==== Provided material

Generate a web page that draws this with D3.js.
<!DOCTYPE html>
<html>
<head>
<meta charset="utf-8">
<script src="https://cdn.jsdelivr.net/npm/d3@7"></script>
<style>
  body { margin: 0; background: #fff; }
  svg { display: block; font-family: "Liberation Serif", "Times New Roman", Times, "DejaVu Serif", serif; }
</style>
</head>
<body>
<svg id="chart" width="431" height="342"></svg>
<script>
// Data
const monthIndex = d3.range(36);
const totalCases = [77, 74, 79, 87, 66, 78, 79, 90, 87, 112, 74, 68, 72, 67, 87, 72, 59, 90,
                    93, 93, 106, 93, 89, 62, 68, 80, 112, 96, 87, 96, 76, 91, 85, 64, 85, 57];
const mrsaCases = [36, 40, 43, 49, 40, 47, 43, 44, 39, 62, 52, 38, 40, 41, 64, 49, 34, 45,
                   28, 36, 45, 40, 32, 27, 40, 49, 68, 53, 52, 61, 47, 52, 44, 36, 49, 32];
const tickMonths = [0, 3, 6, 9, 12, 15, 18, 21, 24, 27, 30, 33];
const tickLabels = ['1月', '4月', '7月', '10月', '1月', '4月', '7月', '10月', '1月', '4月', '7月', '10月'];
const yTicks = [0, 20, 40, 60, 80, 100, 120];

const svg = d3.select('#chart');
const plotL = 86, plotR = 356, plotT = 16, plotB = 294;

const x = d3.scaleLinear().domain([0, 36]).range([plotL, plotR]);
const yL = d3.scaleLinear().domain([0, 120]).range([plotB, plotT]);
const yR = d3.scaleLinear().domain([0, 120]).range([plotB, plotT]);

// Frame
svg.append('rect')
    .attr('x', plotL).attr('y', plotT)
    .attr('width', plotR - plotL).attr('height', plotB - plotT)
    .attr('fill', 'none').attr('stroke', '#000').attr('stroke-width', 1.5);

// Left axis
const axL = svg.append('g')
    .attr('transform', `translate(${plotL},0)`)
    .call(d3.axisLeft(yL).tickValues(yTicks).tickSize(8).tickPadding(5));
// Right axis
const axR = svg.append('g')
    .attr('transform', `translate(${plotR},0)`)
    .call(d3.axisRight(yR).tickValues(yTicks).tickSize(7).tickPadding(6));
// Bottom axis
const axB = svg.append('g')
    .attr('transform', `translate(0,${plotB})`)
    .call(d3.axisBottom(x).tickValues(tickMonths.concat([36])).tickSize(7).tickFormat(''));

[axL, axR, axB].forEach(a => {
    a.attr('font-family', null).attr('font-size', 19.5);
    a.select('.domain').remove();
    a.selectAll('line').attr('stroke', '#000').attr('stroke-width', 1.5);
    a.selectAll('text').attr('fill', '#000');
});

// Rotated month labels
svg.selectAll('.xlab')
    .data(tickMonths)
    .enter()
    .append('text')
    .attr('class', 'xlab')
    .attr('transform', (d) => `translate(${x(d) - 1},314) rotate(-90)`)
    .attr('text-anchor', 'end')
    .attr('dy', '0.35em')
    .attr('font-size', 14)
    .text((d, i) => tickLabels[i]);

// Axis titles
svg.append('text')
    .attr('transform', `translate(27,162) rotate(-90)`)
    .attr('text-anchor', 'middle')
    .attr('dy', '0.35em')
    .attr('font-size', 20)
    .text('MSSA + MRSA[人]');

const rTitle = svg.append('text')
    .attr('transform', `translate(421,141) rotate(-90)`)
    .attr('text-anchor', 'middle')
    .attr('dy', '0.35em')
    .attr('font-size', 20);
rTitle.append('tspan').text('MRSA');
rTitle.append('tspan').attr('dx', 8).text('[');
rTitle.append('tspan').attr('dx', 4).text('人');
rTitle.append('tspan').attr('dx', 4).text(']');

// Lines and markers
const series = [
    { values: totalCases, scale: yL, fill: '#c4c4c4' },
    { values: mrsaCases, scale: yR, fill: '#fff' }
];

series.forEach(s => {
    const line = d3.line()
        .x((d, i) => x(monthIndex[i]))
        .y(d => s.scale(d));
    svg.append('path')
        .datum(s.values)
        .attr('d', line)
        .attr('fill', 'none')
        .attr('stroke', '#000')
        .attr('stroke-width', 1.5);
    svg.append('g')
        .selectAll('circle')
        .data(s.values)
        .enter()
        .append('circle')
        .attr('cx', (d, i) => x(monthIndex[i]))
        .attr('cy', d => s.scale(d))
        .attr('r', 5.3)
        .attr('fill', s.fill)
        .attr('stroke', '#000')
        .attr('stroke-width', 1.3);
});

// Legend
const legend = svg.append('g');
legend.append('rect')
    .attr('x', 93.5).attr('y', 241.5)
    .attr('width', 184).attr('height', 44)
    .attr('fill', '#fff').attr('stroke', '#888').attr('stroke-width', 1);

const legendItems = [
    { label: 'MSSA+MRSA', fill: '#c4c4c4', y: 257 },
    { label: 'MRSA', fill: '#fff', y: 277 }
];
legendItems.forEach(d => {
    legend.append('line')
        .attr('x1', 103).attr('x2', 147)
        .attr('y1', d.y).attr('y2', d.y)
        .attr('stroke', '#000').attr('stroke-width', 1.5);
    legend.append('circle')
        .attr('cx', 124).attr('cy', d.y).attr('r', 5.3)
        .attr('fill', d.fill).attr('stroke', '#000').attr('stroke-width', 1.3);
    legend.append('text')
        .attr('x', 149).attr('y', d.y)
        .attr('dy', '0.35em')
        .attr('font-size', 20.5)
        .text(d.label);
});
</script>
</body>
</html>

========

Write every line of the material above again, exactly.

**Correct result**
Generate a web page that draws this with D3.js.
<!DOCTYPE html>
<html>
<head>
<meta charset="utf-8">
<script src="https://cdn.jsdelivr.net/npm/d3@7"></script>
<style>
  body { margin: 0; background: #fff; }
  svg { display: block; font-family: "Liberation Serif", "Times New Roman", Times, "DejaVu Serif", serif; }
</style>
</head>
<body>
<svg id="chart" width="431" height="342"></svg>
<script>
// Data
const monthIndex = d3.range(36);
const totalCases = [77, 74, 79, 87, 66, 78, 79, 90, 87, 112, 74, 68, 72, 67, 87, 72, 59, 90,
                    93, 93, 106, 93, 89, 62, 68, 80, 112, 96, 87, 96, 76, 91, 85, 64, 85, 57];
const mrsaCases = [36, 40, 43, 49, 40, 47, 43, 44, 39, 62, 52, 38, 40, 41, 64, 49, 34, 45,
                   28, 36, 45, 40, 32, 27, 40, 49, 68, 53, 52, 61, 47, 52, 44, 36, 49, 32];
const tickMonths = [0, 3, 6, 9, 12, 15, 18, 21, 24, 27, 30, 33];
const tickLabels = ['1月', '4月', '7月', '10月', '1月', '4月', '7月', '10月', '1月', '4月', '7月', '10月'];
const yTicks = [0, 20, 40, 60, 80, 100, 120];

const svg = d3.select('#chart');
const plotL = 86, plotR = 356, plotT = 16, plotB = 294;

const x = d3.scaleLinear().domain([0, 36]).range([plotL, plotR]);
const yL = d3.scaleLinear().domain([0, 120]).range([plotB, plotT]);
const yR = d3.scaleLinear().domain([0, 120]).range([plotB, plotT]);

// Frame
svg.append('rect')
    .attr('x', plotL).attr('y', plotT)
    .attr('width', plotR - plotL).attr('height', plotB - plotT)
    .attr('fill', 'none').attr('stroke', '#000').attr('stroke-width', 1.5);

// Left axis
const axL = svg.append('g')
    .attr('transform', `translate(${plotL},0)`)
    .call(d3.axisLeft(yL).tickValues(yTicks).tickSize(8).tickPadding(5));
// Right axis
const axR = svg.append('g')
    .attr('transform', `translate(${plotR},0)`)
    .call(d3.axisRight(yR).tickValues(yTicks).tickSize(7).tickPadding(6));
// Bottom axis
const axB = svg.append('g')
    .attr('transform', `translate(0,${plotB})`)
    .call(d3.axisBottom(x).tickValues(tickMonths.concat([36])).tickSize(7).tickFormat(''));

[axL, axR, axB].forEach(a => {
    a.attr('font-family', null).attr('font-size', 19.5);
    a.select('.domain').remove();
    a.selectAll('line').attr('stroke', '#000').attr('stroke-width', 1.5);
    a.selectAll('text').attr('fill', '#000');
});

// Rotated month labels
svg.selectAll('.xlab')
    .data(tickMonths)
    .enter()
    .append('text')
    .attr('class', 'xlab')
    .attr('transform', (d) => `translate(${x(d) - 1},314) rotate(-90)`)
    .attr('text-anchor', 'end')
    .attr('dy', '0.35em')
    .attr('font-size', 14)
    .text((d, i) => tickLabels[i]);

// Axis titles
svg.append('text')
    .attr('transform', `translate(27,162) rotate(-90)`)
    .attr('text-anchor', 'middle')
    .attr('dy', '0.35em')
    .attr('font-size', 20)
    .text('MSSA + MRSA[人]');

const rTitle = svg.append('text')
    .attr('transform', `translate(421,141) rotate(-90)`)
    .attr('text-anchor', 'middle')
    .attr('dy', '0.35em')
    .attr('font-size', 20);
rTitle.append('tspan').text('MRSA');
rTitle.append('tspan').attr('dx', 8).text('[');
rTitle.append('tspan').attr('dx', 4).text('人');
rTitle.append('tspan').attr('dx', 4).text(']');

// Lines and markers
const series = [
    { values: totalCases, scale: yL, fill: '#c4c4c4' },
    { values: mrsaCases, scale: yR, fill: '#fff' }
];

series.forEach(s => {
    const line = d3.line()
        .x((d, i) => x(monthIndex[i]))
        .y(d => s.scale(d));
    svg.append('path')
        .datum(s.values)
        .attr('d', line)
        .attr('fill', 'none')
        .attr('stroke', '#000')
        .attr('stroke-width', 1.5);
    svg.append('g')
        .selectAll('circle')
        .data(s.values)
        .enter()
        .append('circle')
        .attr('cx', (d, i) => x(monthIndex[i]))
        .attr('cy', d => s.scale(d))
        .attr('r', 5.3)
        .attr('fill', s.fill)
        .attr('stroke', '#000')
        .attr('stroke-width', 1.3);
});

// Legend
const legend = svg.append('g');
legend.append('rect')
    .attr('x', 93.5).attr('y', 241.5)
    .attr('width', 184).attr('height', 44)
    .attr('fill', '#fff').attr('stroke', '#888').attr('stroke-width', 1);

const legendItems = [
    { label: 'MSSA+MRSA', fill: '#c4c4c4', y: 257 },
    { label: 'MRSA', fill: '#fff', y: 277 }
];
legendItems.forEach(d => {
    legend.append('line')
        .attr('x1', 103).attr('x2', 147)
        .attr('y1', d.y).attr('y2', d.y)
        .attr('stroke', '#000').attr('stroke-width', 1.5);
    legend.append('circle')
        .attr('cx', 124).attr('cy', d.y).attr('r', 5.3)
        .attr('fill', d.fill).attr('stroke', '#000').attr('stroke-width', 1.3);
    legend.append('text')
        .attr('x', 149).attr('y', d.y)
        .attr('dy', '0.35em')
        .attr('font-size', 20.5)
        .text(d.label);
});
</script>
</body>
</html>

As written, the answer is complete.